Так, в ноябре 2011 г. Военная коллегия ВС РФ в кассационном определении по делу № 203-011-4 отменила приговор суда I инстанции, отметив, что "делая вывод о причастности осуждённых Х. и Ф. к убийству К. и признавая достоверными показания свидетеля Кр. о том, что он знает о совершённом убийстве со слов Х. и Ф., суд сослался на заключения "психофизиологических экспертиз", в ходе которых правдивость сообщаемых Кр. и Ф. сведений проверялась с помощью технического средства – полиграфа. Однако экспертом не представлено и судом не установлено научно-обоснованное подтверждение надёжности и достоверности результатов подобных исследований, которые позволяли бы признать их доказательством по уголовному делу в соответствии с требованиями ст.ст.74 и 80 УПК РФ" .
Подобная позиция по-прежнему поддерживается Верховным Судом РФ.

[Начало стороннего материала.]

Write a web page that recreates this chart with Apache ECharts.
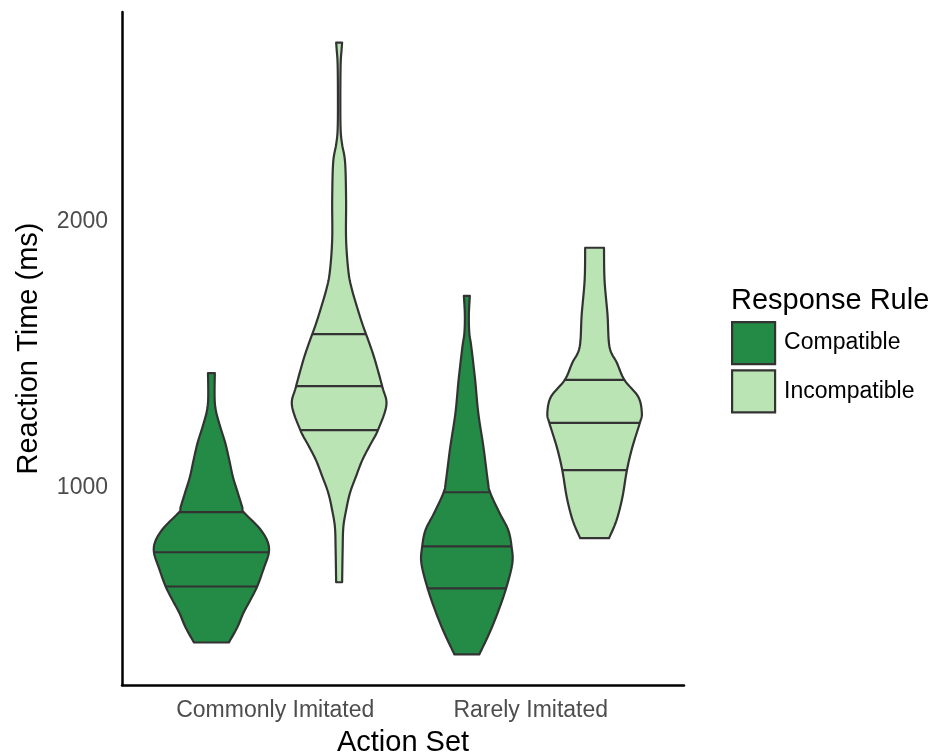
<!DOCTYPE html>
<html><head><meta charset="utf-8">
<script src="https://cdn.jsdelivr.net/npm/echarts@6/dist/echarts.min.js"></script>
<style>html,body{margin:0;padding:0;background:#fff}#c{width:934px;height:756px}</style>
</head><body><div id="c"></div>
<script>
const categories = ['Commonly Imitated', 'Rarely Imitated'];
const groups = ['Compatible', 'Incompatible'];
const yTicks = [1000, 2000];

// Violin outlines: reaction time (ms) and relative density (max = 1)
const commonCompatibleRT = [1430,1366,1317,1279,1226,1166,1102,1038,977,925,906,849,800,755,698,626,574,525,472,415];
const commonCompatibleDensity = [0.06,0.055,0.06,0.087,0.156,0.242,0.311,0.375,0.462,0.536,0.562,0.822,0.969,1.0,0.917,0.796,0.675,0.554,0.45,0.303];
const commonCompatibleQuantiles = [906, 755, 626];

const commonIncompatibleRT = [2675,2649,2592,2460,2347,2291,2223,2083,1932,1808,1743,1679,1619,1577,1536,1479,1377,1309,1215,1158,1102,1038,977,913,849,762,642];
const commonIncompatibleDensity = [0.052,0.043,0.026,0.021,0.026,0.052,0.104,0.121,0.121,0.164,0.225,0.311,0.398,0.467,0.536,0.623,0.753,0.822,0.675,0.536,0.403,0.289,0.187,0.121,0.073,0.061,0.052];
const commonIncompatibleQuantiles = [1577, 1381, 1215];

const rareCompatibleRT = [1721,1649,1581,1528,1404,1279,1151,1026,981,902,838,774,713,619,525,449,370];
const rareCompatibleDensity = [0.052,0.035,0.043,0.078,0.144,0.199,0.289,0.363,0.403,0.571,0.721,0.779,0.791,0.683,0.533,0.389,0.216];
const rareCompatibleQuantiles = [981, 777, 619];

const rareIncompatibleRT = [1902,1781,1649,1528,1468,1404,1340,1279,1242,1151,1064,962,875,808];
const rareIncompatibleDensity = [0.164,0.173,0.225,0.26,0.389,0.519,0.761,0.822,0.787,0.657,0.562,0.484,0.381,0.251];
const rareIncompatibleQuantiles = [1404, 1242, 1064];

const violins = [
  [
    {rt: commonCompatibleRT, d: commonCompatibleDensity, q: commonCompatibleQuantiles},
    {rt: rareCompatibleRT, d: rareCompatibleDensity, q: rareCompatibleQuantiles}
  ],
  [
    {rt: commonIncompatibleRT, d: commonIncompatibleDensity, q: commonIncompatibleQuantiles},
    {rt: rareIncompatibleRT, d: rareIncompatibleDensity, q: rareIncompatibleQuantiles}
  ]
];

const fills = ['#238B45', '#BAE4B3'];
const edge = '#333333';
const dodge = [-0.25, 0.25];
const halfW = 0.225;

function interp(rt, d, v) {
  for (let k = 0; k < rt.length - 1; k++) {
    const a = rt[k], b = rt[k + 1];
    if ((v <= a && v >= b) || (v >= a && v <= b)) {
      const t = (v - a) / (b - a);
      return d[k] + t * (d[k + 1] - d[k]);
    }
  }
  return 0;
}

// Catmull-Rom curve through pixel points (drawing only)
function smoothLine(pts, steps) {
  const out = [];
  const n = pts.length;
  for (let i = 0; i < n - 1; i++) {
    const p0 = pts[Math.max(0, i - 1)], p1 = pts[i], p2 = pts[i + 1], p3 = pts[Math.min(n - 1, i + 2)];
    for (let s = 0; s < steps; s++) {
      const t = s / steps, t2 = t * t, t3 = t2 * t;
      const f = (a, b, c, d) => 0.5 * ((2 * b) + (-a + c) * t + (2 * a - 5 * b + 4 * c - d) * t2 + (-a + 3 * b - 3 * c + d) * t3);
      out.push([f(p0[0], p1[0], p2[0], p3[0]), f(p0[1], p1[1], p2[1], p3[1])]);
    }
  }
  out.push(pts[n - 1]);
  return out;
}

function makeRender(g) {
  return function (params, api) {
    const v = violins[g][params.dataIndex];
    const xc = params.dataIndex + 1 + dodge[g];
    const right = smoothLine(v.rt.map((r, k) => api.coord([xc + halfW * v.d[k], r])), 8);
    const left = smoothLine(v.rt.map((r, k) => api.coord([xc - halfW * v.d[k], r])), 8).reverse();
    const children = [{
      type: 'polygon',
      shape: {points: right.concat(left)},
      style: {fill: fills[g], stroke: edge, lineWidth: 2.2, lineJoin: 'round'}
    }];
    v.q.forEach(q => {
      const dq = interp(v.rt, v.d, q);
      const p1 = api.coord([xc - halfW * dq, q]);
      const p2 = api.coord([xc + halfW * dq, q]);
      children.push({
        type: 'line',
        shape: {x1: p1[0], y1: p1[1], x2: p2[0], y2: p2[1]},
        style: {stroke: edge, lineWidth: 2.2}
      });
    });
    return {type: 'group', children};
  };
}

const chart = echarts.init(document.getElementById('c'));
chart.setOption({
  animation: false,
  backgroundColor: '#fff',
  textStyle: {fontFamily: 'Liberation Sans, Arial, sans-serif'},
  grid: {left: 122, right: 250, top: 12, bottom: 71, containLabel: false, outerBoundsMode: 'none'},
  xAxis: {
    type: 'value', min: 0.4, max: 2.6,
    name: 'Action Set', nameLocation: 'middle', nameGap: 43,
    nameTextStyle: {fontSize: 29, color: '#000'},
    axisLine: {show: true, lineStyle: {color: '#000', width: 2.5}},
    axisTick: {show: false},
    splitLine: {show: false},
    axisLabel: {
      customValues: [1, 2], fontSize: 23, color: '#4D4D4D', margin: 14,
      formatter: v => categories[Math.round(v) - 1] || ''
    }
  },
  yAxis: {
    type: 'value', min: 255, max: 2790,
    name: 'Reaction Time (ms)', nameLocation: 'middle', nameGap: 79,
    nameTextStyle: {fontSize: 29, color: '#000'},
    axisLine: {show: true, lineStyle: {color: '#000', width: 2.5}},
    axisTick: {show: false},
    splitLine: {show: false},
    axisLabel: {customValues: yTicks, fontSize: 23, color: '#4D4D4D', margin: 14, formatter: v => String(v)}
  },
  legend: {
    orient: 'vertical', left: 731, top: 321, padding: 0,
    itemWidth: 43, itemHeight: 42, itemGap: 4,
    textStyle: {fontSize: 23, color: '#000', padding: [0, 0, 0, 4]},
    data: groups.map((gname, g) => ({
      name: gname, icon: 'rect',
      itemStyle: {color: fills[g], borderColor: edge, borderWidth: 2.2}
    }))
  },
  graphic: [{
    type: 'text', left: 731, top: 286,
    style: {text: 'Response Rule', fontSize: 29, fill: '#000', fontFamily: 'Liberation Sans, Arial, sans-serif'}
  }],
  series: groups.map((gname, g) => ({
    type: 'custom', name: gname,
    itemStyle: {color: fills[g], borderColor: edge},
    renderItem: makeRender(g),
    encode: {x: 0, y: 1},
    data: categories.map((c, i) => [i + 1 + dodge[g], violins[g][i].q[1]])
  }))
});
</script>
</body></html>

Так, в своём кассационном определении от 04.10.2012 № 34-012-12 Судебная коллегия по уголовным делам вновь подтвердила, что, согласно уголовно-процессуальному закону психофизиологические исследования не являются доказательствами, и изменила приговор Мурманского областного суда от 23 июля 2012 г. в отношении Б. и Ш., исключив ссылку на использование заключений по результатам проведённых в ходе предварительного следствия психофизиологических экспертиз, при которых исследовались показания Б. и III., в качестве доказательств, подчеркнув, что такие заключения не соответствуют требованиям, предъявляемым уголовно-процессуальным законом к заключениям экспертов, а такого рода исследования, имеющие своей целью выработку и проверку следственных версий, не относятся к доказательствам согласно ст. 74 УПК РФ.